Eine merkwürdig anmaßende Position. Sie ist schon philosophisch inakzeptabel – jedenfalls dann, wenn man Karl Poppers Idee der Offenen Gesellschaft ernst nimmt. Sie widerspricht obendrein dem gesunden Menschenverstand: Wer würde eigentlich im persönlichen Bereich bei einer so wichtigen Entscheidung jede Alternative ausschließen wollen?

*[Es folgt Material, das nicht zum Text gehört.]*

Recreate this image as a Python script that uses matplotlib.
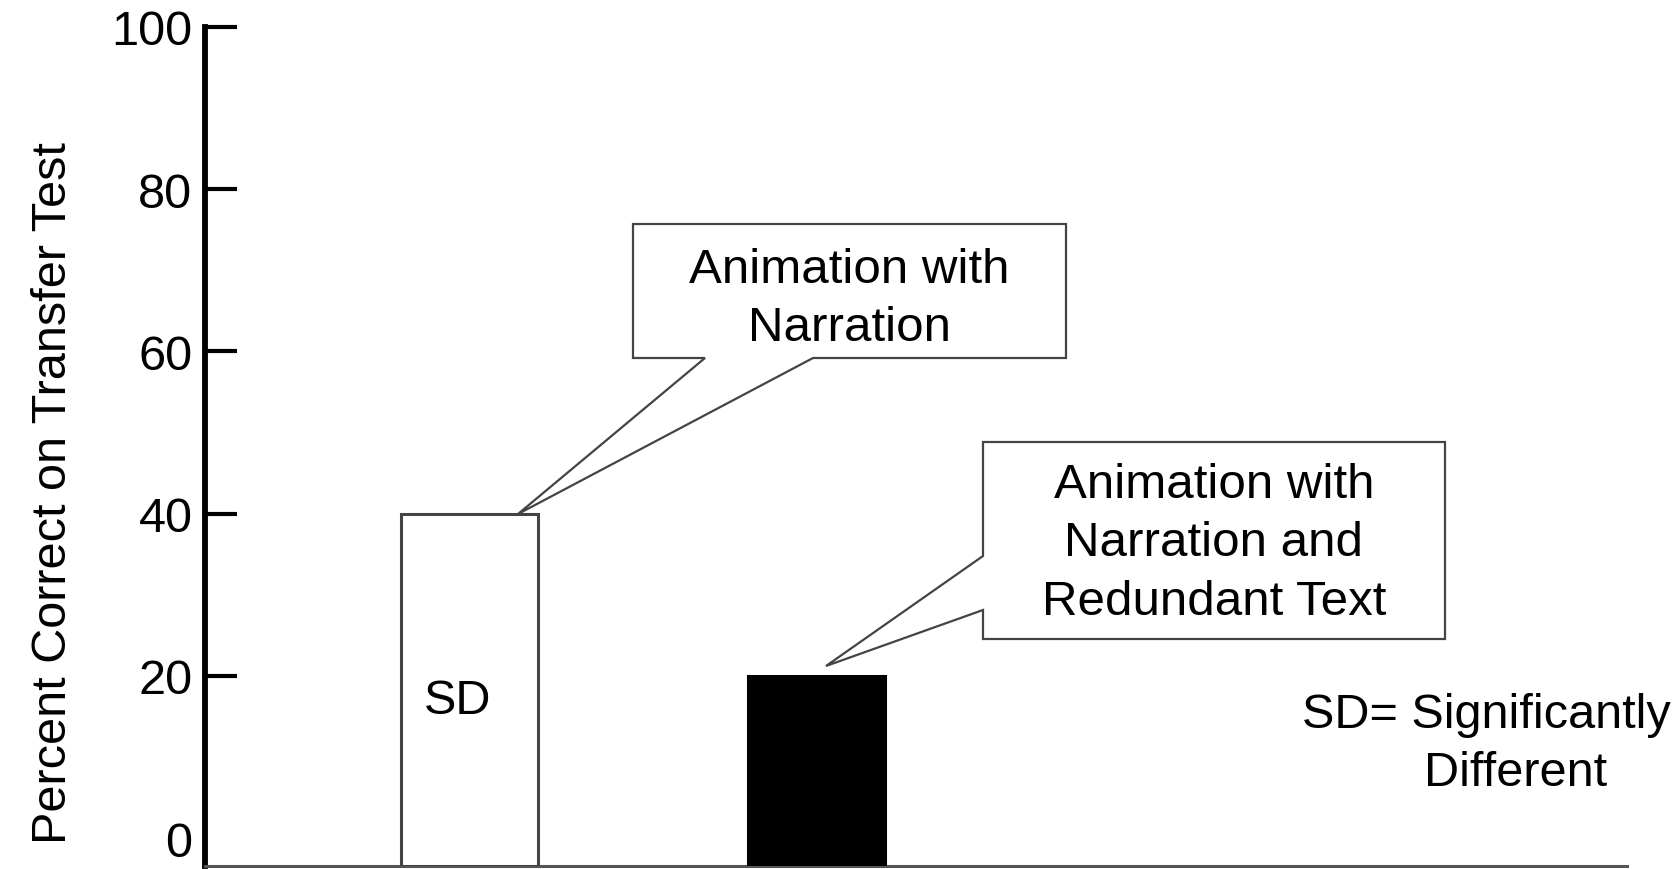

Tatsächlich hat man längst den Eindruck, dass Klimaschützer und Medien, die sie unterstützen, im Verbrenner eine Art willkommenes Feindbild kultivieren. Für die plastische Auseinandersetzung in der Öffentlichkeit ist dies überaus nützlich. Denn der politische Kampf dreht sich dann um konkret Fassbares: Elektromotor vs. Verbrenner. Wer gewinnt, wer verliert? Dadurch sinkt allerdings das Niveau der Debatte, und zwar massiv. Denn es geht eben nicht wie beim Fußball um Sieg oder Niederlage eines Teams, sondern um das gemeinsame Erreichen eines großen gesellschaftlichen Ziels: der Klimaneutralität.